Exercise
Copy the records below exactly, starting at the line that contains "Emit a Python" and ending at the line that contains "plt.rcParams['font.family'] = ['Liberation"; leave out any pictures.

Source code of charts

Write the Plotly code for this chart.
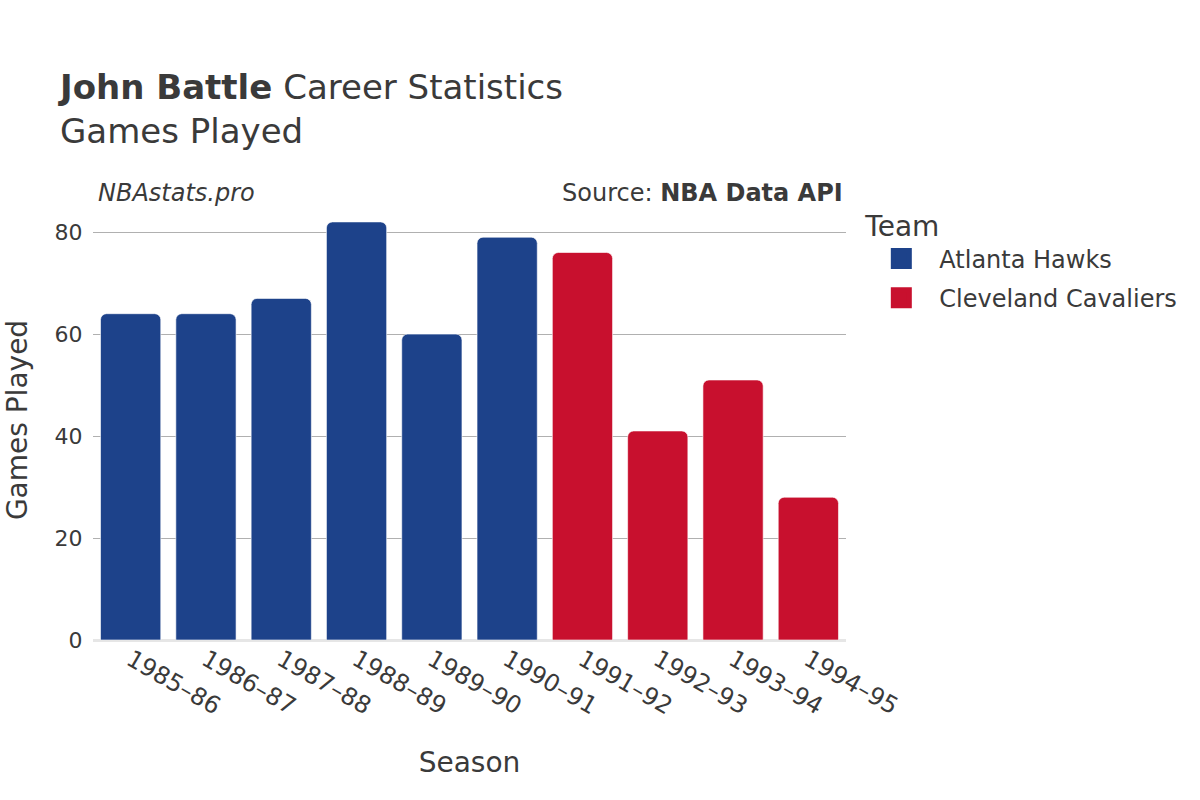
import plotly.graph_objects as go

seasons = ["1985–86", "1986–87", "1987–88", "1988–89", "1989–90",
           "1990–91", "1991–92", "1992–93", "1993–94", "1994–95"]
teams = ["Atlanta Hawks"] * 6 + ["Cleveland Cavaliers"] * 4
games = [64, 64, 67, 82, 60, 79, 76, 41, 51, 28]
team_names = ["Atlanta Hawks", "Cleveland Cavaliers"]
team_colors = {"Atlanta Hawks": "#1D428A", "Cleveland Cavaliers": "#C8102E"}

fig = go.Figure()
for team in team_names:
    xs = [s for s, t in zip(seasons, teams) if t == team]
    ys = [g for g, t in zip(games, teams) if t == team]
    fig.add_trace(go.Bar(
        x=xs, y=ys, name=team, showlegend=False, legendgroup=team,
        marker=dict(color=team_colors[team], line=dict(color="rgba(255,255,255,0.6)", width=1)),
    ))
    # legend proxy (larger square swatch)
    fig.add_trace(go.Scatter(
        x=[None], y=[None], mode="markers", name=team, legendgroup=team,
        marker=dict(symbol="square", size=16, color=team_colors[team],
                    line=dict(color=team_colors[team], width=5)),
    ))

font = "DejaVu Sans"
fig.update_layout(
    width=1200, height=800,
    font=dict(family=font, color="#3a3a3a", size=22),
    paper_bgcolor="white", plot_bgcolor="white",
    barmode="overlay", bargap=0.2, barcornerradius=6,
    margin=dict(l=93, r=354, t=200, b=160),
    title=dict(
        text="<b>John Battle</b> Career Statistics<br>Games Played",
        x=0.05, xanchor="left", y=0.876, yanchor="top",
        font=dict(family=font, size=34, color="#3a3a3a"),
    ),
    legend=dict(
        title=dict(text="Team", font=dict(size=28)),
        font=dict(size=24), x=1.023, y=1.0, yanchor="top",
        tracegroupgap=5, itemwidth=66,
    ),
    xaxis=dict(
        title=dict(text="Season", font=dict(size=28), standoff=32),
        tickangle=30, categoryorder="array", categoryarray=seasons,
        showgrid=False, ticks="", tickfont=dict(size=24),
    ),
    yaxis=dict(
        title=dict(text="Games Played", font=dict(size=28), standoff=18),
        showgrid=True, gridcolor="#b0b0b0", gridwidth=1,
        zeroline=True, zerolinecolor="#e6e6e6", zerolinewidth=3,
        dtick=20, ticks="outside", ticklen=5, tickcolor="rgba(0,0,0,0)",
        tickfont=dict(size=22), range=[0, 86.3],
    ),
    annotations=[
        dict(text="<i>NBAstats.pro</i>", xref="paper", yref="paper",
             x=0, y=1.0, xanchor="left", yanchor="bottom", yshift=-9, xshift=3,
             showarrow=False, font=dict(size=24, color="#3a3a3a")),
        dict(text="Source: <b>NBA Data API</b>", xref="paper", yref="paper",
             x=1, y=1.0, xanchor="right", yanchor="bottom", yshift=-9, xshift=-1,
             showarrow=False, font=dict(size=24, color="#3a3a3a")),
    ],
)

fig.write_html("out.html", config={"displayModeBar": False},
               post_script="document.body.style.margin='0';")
...
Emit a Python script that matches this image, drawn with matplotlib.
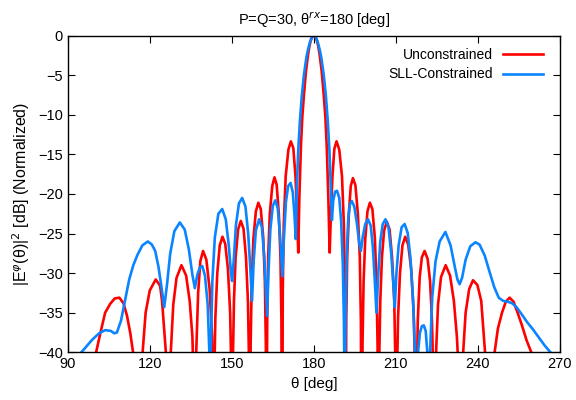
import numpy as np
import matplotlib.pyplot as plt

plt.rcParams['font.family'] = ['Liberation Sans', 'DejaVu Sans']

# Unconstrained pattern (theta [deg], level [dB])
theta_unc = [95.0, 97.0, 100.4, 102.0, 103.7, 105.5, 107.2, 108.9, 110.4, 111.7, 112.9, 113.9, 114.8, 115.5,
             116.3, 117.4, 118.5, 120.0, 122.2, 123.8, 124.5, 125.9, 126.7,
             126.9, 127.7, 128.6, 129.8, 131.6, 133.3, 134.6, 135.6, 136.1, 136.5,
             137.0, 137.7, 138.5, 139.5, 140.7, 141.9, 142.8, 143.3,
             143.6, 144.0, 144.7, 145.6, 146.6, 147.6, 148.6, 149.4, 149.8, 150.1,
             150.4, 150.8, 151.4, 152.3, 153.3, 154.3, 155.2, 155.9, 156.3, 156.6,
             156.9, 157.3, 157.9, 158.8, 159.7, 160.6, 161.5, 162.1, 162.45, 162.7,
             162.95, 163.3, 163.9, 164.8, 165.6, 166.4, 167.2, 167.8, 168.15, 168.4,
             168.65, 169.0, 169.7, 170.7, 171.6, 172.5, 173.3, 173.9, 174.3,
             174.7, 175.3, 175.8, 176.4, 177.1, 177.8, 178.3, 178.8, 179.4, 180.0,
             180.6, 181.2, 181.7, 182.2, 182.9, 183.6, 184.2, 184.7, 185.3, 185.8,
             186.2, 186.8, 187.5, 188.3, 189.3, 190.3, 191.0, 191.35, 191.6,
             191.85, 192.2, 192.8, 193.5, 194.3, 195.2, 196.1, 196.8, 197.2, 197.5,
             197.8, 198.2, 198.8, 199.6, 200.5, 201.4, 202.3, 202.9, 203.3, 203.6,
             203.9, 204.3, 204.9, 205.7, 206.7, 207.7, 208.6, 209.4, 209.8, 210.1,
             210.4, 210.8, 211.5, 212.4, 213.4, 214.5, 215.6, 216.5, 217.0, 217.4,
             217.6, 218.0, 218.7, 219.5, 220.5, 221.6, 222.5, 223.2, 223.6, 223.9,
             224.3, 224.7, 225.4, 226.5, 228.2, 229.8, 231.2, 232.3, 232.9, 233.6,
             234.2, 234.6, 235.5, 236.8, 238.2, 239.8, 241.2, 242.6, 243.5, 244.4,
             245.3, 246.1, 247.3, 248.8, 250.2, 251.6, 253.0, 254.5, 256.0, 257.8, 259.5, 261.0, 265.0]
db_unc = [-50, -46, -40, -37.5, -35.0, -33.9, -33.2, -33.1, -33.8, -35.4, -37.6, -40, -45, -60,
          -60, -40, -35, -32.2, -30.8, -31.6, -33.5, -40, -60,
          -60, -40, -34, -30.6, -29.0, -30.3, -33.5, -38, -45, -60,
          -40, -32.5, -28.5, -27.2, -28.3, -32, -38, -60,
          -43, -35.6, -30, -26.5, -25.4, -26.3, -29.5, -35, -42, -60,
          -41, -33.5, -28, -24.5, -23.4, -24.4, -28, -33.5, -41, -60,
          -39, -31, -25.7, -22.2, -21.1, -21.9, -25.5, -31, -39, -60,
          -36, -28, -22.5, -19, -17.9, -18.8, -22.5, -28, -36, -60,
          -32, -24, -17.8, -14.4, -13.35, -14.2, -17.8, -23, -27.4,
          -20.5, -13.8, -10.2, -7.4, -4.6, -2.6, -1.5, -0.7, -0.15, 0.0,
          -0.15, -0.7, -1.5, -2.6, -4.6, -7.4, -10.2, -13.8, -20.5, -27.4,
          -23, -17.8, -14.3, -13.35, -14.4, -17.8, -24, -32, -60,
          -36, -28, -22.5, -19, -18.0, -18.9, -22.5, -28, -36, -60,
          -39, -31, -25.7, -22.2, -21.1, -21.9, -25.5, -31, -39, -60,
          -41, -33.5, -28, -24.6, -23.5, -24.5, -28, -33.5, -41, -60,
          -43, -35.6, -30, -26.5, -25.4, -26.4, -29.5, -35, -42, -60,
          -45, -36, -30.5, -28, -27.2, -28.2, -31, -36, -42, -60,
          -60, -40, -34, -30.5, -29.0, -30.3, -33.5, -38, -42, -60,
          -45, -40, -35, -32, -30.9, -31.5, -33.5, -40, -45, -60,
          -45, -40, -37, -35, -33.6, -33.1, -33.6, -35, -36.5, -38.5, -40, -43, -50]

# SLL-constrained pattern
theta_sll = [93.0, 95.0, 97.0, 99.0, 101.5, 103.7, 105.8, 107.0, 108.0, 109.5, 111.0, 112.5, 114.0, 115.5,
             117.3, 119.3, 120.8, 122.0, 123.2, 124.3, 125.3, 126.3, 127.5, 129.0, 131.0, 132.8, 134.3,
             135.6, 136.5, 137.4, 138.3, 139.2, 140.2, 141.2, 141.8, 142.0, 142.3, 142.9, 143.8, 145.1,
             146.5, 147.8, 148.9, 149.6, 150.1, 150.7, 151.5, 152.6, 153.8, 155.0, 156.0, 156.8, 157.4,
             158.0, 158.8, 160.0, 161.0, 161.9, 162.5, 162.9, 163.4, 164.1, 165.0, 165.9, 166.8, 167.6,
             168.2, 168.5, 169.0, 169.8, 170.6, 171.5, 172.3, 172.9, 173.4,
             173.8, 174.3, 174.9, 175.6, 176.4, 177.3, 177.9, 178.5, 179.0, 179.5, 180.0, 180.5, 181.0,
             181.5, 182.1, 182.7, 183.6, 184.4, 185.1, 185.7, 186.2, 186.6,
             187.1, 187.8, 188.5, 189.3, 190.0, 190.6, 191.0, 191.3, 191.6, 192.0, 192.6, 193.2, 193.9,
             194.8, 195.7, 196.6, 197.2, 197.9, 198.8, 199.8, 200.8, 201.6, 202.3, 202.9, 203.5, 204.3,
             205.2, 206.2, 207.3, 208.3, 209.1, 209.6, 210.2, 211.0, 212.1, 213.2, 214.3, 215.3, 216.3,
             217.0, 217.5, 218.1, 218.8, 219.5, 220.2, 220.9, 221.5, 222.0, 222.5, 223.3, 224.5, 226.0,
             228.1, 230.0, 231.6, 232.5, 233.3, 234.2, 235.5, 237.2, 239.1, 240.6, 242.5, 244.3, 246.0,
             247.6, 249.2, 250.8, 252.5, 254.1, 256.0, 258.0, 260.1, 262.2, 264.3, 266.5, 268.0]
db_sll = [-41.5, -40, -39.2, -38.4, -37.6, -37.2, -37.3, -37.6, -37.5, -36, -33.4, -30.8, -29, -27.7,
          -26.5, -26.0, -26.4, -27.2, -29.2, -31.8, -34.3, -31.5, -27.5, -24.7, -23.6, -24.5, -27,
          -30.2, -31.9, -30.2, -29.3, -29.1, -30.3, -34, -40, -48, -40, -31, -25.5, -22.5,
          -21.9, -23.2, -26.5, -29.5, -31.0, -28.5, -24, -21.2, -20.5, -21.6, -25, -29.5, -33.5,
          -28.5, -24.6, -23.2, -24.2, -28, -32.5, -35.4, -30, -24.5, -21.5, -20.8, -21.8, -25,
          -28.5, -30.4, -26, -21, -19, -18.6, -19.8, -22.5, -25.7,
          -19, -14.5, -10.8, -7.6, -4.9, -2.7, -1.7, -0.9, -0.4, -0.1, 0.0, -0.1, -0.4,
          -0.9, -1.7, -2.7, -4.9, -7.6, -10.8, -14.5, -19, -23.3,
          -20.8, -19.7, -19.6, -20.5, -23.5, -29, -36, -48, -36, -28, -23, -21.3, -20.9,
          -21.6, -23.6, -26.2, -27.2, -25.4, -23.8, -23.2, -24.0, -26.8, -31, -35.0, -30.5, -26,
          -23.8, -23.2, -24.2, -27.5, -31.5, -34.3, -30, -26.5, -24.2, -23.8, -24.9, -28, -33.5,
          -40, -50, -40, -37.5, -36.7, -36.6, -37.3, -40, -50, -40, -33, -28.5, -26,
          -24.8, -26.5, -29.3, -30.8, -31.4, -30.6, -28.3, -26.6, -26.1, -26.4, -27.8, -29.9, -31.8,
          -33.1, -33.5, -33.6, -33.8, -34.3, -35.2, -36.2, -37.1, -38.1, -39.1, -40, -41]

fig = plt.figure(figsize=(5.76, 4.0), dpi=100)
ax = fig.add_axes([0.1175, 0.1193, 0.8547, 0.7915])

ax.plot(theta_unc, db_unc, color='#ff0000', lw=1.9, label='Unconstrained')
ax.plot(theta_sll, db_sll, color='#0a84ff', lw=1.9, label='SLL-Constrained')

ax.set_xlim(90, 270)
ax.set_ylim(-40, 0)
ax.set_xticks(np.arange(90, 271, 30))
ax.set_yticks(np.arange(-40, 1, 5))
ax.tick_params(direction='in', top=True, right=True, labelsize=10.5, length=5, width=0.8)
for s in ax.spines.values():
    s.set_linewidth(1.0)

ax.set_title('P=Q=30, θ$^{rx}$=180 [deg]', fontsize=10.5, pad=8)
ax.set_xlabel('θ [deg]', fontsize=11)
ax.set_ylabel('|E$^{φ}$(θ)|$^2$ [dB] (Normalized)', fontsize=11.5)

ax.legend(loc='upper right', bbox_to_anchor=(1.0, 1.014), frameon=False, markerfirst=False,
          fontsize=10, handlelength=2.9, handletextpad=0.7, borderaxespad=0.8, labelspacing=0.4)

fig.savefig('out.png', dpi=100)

The reply
Emit a Python script that matches this image, drawn with matplotlib.
import numpy as np
import matplotlib.pyplot as plt

plt.rcParams['font.family'] = ['Liberation Sans', 'DejaVu Sans']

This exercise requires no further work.